I remember in my pre-child state (oh so long ago :)) that I had a co-worker with whom I didn’t see eye-to-eye on political issues. She was rabid in her viewpoints and quite disparaging of alternative perspectives. It never affected our working relationship–she was a great therapist–and she never knew how I felt on said issues. But I remember feeling a bit of antipathy toward her for a while. Then in our bible study we were talking about reframing things. In this context it meant choosing to look at a situation or a person from a different perspective. So instead of seeing my co-worker as closed-minded and frustrating I could see her as passionate and longing to live out her beliefs. And then I saw that her passion was a God-given one. It didn’t change what I believed, but it did dramatically change how I viewed her. I could thank God for her passion and pray that it would be used for His glory.
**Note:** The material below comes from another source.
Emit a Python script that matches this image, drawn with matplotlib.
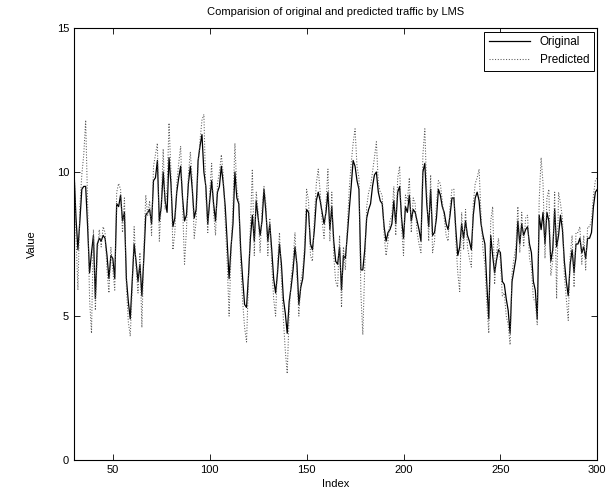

These days reframing looks a little different. My child refuses to get out of the car to change his wet clothes so he can put on new clothes and go to preschool. I could just get angry that we’re going to be late and stomp off. (I do this sometimes.) Or I could recognize that this little one wants to have some control over his life and ask God what He wants me to do now. I could see that I want him to be passionate and to not give in just because someone else says something else. (Yes, I do want him to obey, so we’re working on that, too.) I can recognize that being late for preschool is not the end of the world. If I give him the ten minutes it takes for him to get out and pull his clothes off, he feels power and he practices dressing himself. He’s proud of himself that he did it all. It never would happen if I rush him along. But more than that, I can choose to see that I get a chance to practice patience and extend grace to someone. Lo and behold, my frustration dissipates in the process. The situation hasn’t changed. But I am, and I’ll take my baby steps.